WHAT TO DO – Quote all of the data that follows exactly as written, skipping the images.

AVAILABLE DATA –

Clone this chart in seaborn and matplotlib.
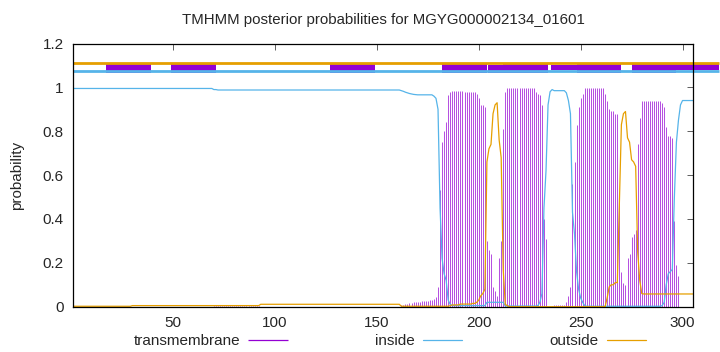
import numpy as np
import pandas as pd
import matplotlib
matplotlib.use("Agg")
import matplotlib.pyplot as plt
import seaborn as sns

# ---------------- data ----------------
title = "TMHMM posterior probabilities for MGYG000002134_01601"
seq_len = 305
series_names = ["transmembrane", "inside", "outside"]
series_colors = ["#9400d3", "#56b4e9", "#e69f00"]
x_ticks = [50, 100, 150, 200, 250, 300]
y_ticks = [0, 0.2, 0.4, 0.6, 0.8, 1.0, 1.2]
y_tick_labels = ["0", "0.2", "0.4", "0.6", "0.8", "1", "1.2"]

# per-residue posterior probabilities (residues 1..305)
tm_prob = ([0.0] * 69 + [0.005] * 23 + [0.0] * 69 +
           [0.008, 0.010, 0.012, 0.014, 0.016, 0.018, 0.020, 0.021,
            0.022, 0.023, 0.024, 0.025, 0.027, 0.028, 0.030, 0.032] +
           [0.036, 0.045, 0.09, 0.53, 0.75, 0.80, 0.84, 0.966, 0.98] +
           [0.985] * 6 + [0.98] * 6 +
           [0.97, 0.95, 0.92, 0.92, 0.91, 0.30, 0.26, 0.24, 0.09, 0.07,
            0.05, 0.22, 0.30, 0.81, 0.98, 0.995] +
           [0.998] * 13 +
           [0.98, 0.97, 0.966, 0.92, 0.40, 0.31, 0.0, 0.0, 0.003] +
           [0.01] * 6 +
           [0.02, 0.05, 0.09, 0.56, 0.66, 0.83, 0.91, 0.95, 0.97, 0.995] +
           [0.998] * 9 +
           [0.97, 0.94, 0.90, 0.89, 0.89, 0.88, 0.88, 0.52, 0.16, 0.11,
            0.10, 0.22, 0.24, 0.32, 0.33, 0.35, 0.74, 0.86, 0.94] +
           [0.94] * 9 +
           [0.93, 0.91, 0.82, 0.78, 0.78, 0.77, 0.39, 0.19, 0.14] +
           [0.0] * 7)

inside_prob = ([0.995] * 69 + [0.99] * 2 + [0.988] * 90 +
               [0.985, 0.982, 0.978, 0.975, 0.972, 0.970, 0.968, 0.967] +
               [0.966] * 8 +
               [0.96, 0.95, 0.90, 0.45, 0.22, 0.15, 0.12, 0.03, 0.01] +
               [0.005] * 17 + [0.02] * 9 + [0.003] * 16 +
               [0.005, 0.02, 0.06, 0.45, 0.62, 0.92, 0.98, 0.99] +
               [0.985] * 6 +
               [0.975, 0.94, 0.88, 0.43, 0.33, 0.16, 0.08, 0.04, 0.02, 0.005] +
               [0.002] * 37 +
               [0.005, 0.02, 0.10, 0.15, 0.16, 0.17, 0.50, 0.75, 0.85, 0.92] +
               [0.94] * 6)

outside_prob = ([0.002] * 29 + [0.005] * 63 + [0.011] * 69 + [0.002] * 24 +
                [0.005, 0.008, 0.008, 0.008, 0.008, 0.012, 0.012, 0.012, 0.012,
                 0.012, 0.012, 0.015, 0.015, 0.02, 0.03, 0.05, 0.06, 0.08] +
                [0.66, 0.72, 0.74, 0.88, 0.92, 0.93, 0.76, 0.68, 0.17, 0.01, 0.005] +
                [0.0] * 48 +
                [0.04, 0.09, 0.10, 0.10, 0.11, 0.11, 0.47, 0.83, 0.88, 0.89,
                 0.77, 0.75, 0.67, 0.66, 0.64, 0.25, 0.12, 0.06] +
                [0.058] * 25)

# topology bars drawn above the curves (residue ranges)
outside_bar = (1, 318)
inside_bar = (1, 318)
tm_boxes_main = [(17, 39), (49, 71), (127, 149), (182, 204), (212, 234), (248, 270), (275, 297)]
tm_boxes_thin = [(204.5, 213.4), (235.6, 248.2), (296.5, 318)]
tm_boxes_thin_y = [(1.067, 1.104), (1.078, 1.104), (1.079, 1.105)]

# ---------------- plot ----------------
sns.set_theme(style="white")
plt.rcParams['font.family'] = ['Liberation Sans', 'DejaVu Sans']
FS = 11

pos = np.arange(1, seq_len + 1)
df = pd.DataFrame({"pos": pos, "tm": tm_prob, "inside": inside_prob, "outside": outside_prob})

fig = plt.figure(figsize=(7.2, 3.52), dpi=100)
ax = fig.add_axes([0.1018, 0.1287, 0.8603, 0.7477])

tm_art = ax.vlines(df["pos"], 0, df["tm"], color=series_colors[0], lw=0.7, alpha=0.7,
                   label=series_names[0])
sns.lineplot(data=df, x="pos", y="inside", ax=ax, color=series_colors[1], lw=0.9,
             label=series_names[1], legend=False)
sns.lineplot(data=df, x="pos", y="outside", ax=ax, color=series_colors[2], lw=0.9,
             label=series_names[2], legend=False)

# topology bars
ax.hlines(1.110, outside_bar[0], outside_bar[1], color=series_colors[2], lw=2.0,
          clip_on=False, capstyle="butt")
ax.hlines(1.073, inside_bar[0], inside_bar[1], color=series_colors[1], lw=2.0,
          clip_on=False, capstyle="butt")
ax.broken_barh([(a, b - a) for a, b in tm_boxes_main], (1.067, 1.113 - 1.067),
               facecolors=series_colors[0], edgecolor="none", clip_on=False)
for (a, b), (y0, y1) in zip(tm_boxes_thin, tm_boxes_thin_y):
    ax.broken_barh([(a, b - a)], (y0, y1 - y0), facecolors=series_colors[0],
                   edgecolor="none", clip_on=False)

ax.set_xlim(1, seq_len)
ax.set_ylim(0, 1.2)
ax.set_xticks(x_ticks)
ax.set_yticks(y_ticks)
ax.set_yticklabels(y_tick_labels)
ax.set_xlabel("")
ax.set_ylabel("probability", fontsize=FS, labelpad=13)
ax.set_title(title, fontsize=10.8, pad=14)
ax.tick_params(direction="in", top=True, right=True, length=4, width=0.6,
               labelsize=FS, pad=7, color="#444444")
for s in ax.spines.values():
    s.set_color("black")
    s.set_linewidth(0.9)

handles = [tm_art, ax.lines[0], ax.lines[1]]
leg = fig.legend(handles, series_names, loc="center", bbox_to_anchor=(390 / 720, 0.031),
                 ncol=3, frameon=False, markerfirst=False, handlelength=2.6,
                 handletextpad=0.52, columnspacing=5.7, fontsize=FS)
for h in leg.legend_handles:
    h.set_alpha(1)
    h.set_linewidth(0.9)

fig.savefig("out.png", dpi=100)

RESULT –
Clone this chart in seaborn and matplotlib.
import numpy as np
import pandas as pd
import matplotlib
matplotlib.use("Agg")
import matplotlib.pyplot as plt
import seaborn as sns

# ---------------- data ----------------
title = "TMHMM posterior probabilities for MGYG000002134_01601"
seq_len = 305
series_names = ["transmembrane", "inside", "outside"]
series_colors = ["#9400d3", "#56b4e9", "#e69f00"]
x_ticks = [50, 100, 150, 200, 250, 300]
y_ticks = [0, 0.2, 0.4, 0.6, 0.8, 1.0, 1.2]
y_tick_labels = ["0", "0.2", "0.4", "0.6", "0.8", "1", "1.2"]

# per-residue posterior probabilities (residues 1..305)
tm_prob = ([0.0] * 69 + [0.005] * 23 + [0.0] * 69 +
           [0.008, 0.010, 0.012, 0.014, 0.016, 0.018, 0.020, 0.021,
            0.022, 0.023, 0.024, 0.025, 0.027, 0.028, 0.030, 0.032] +
           [0.036, 0.045, 0.09, 0.53, 0.75, 0.80, 0.84, 0.966, 0.98] +
           [0.985] * 6 + [0.98] * 6 +
           [0.97, 0.95, 0.92, 0.92, 0.91, 0.30, 0.26, 0.24, 0.09, 0.07,
            0.05, 0.22, 0.30, 0.81, 0.98, 0.995] +
           [0.998] * 13 +
           [0.98, 0.97, 0.966, 0.92, 0.40, 0.31, 0.0, 0.0, 0.003] +
           [0.01] * 6 +
           [0.02, 0.05, 0.09, 0.56, 0.66, 0.83, 0.91, 0.95, 0.97, 0.995] +
           [0.998] * 9 +
           [0.97, 0.94, 0.90, 0.89, 0.89, 0.88, 0.88, 0.52, 0.16, 0.11,
            0.10, 0.22, 0.24, 0.32, 0.33, 0.35, 0.74, 0.86, 0.94] +
           [0.94] * 9 +
           [0.93, 0.91, 0.82, 0.78, 0.78, 0.77, 0.39, 0.19, 0.14] +
           [0.0] * 7)

inside_prob = ([0.995] * 69 + [0.99] * 2 + [0.988] * 90 +
               [0.985, 0.982, 0.978, 0.975, 0.972, 0.970, 0.968, 0.967] +
               [0.966] * 8 +
               [0.96, 0.95, 0.90, 0.45, 0.22, 0.15, 0.12, 0.03, 0.01] +
               [0.005] * 17 + [0.02] * 9 + [0.003] * 16 +
               [0.005, 0.02, 0.06, 0.45, 0.62, 0.92, 0.98, 0.99] +
               [0.985] * 6 +
               [0.975, 0.94, 0.88, 0.43, 0.33, 0.16, 0.08, 0.04, 0.02, 0.005] +
               [0.002] * 37 +
               [0.005, 0.02, 0.10, 0.15, 0.16, 0.17, 0.50, 0.75, 0.85, 0.92] +
               [0.94] * 6)

outside_prob = ([0.002] * 29 + [0.005] * 63 + [0.011] * 69 + [0.002] * 24 +
                [0.005, 0.008, 0.008, 0.008, 0.008, 0.012, 0.012, 0.012, 0.012,
                 0.012, 0.012, 0.015, 0.015, 0.02, 0.03, 0.05, 0.06, 0.08] +
                [0.66, 0.72, 0.74, 0.88, 0.92, 0.93, 0.76, 0.68, 0.17, 0.01, 0.005] +
                [0.0] * 48 +
                [0.04, 0.09, 0.10, 0.10, 0.11, 0.11, 0.47, 0.83, 0.88, 0.89,
                 0.77, 0.75, 0.67, 0.66, 0.64, 0.25, 0.12, 0.06] +
                [0.058] * 25)

# topology bars drawn above the curves (residue ranges)
outside_bar = (1, 318)
inside_bar = (1, 318)
tm_boxes_main = [(17, 39), (49, 71), (127, 149), (182, 204), (212, 234), (248, 270), (275, 297)]
tm_boxes_thin = [(204.5, 213.4), (235.6, 248.2), (296.5, 318)]
tm_boxes_thin_y = [(1.067, 1.104), (1.078, 1.104), (1.079, 1.105)]

# ---------------- plot ----------------
sns.set_theme(style="white")
plt.rcParams['font.family'] = ['Liberation Sans', 'DejaVu Sans']
FS = 11

pos = np.arange(1, seq_len + 1)
df = pd.DataFrame({"pos": pos, "tm": tm_prob, "inside": inside_prob, "outside": outside_prob})

fig = plt.figure(figsize=(7.2, 3.52), dpi=100)
ax = fig.add_axes([0.1018, 0.1287, 0.8603, 0.7477])

tm_art = ax.vlines(df["pos"], 0, df["tm"], color=series_colors[0], lw=0.7, alpha=0.7,
                   label=series_names[0])
sns.lineplot(data=df, x="pos", y="inside", ax=ax, color=series_colors[1], lw=0.9,
             label=series_names[1], legend=False)
sns.lineplot(data=df, x="pos", y="outside", ax=ax, color=series_colors[2], lw=0.9,
             label=series_names[2], legend=False)

# topology bars
ax.hlines(1.110, outside_bar[0], outside_bar[1], color=series_colors[2], lw=2.0,
          clip_on=False, capstyle="butt")
ax.hlines(1.073, inside_bar[0], inside_bar[1], color=series_colors[1], lw=2.0,
          clip_on=False, capstyle="butt")
ax.broken_barh([(a, b - a) for a, b in tm_boxes_main], (1.067, 1.113 - 1.067),
               facecolors=series_colors[0], edgecolor="none", clip_on=False)
for (a, b), (y0, y1) in zip(tm_boxes_thin, tm_boxes_thin_y):
    ax.broken_barh([(a, b - a)], (y0, y1 - y0), facecolors=series_colors[0],
                   edgecolor="none", clip_on=False)

ax.set_xlim(1, seq_len)
ax.set_ylim(0, 1.2)
ax.set_xticks(x_ticks)
ax.set_yticks(y_ticks)
ax.set_yticklabels(y_tick_labels)
ax.set_xlabel("")
ax.set_ylabel("probability", fontsize=FS, labelpad=13)
ax.set_title(title, fontsize=10.8, pad=14)
ax.tick_params(direction="in", top=True, right=True, length=4, width=0.6,
               labelsize=FS, pad=7, color="#444444")
for s in ax.spines.values():
    s.set_color("black")
    s.set_linewidth(0.9)

handles = [tm_art, ax.lines[0], ax.lines[1]]
leg = fig.legend(handles, series_names, loc="center", bbox_to_anchor=(390 / 720, 0.031),
                 ncol=3, frameon=False, markerfirst=False, handlelength=2.6,
                 handletextpad=0.52, columnspacing=5.7, fontsize=FS)
for h in leg.legend_handles:
    h.set_alpha(1)
    h.set_linewidth(0.9)

fig.savefig("out.png", dpi=100)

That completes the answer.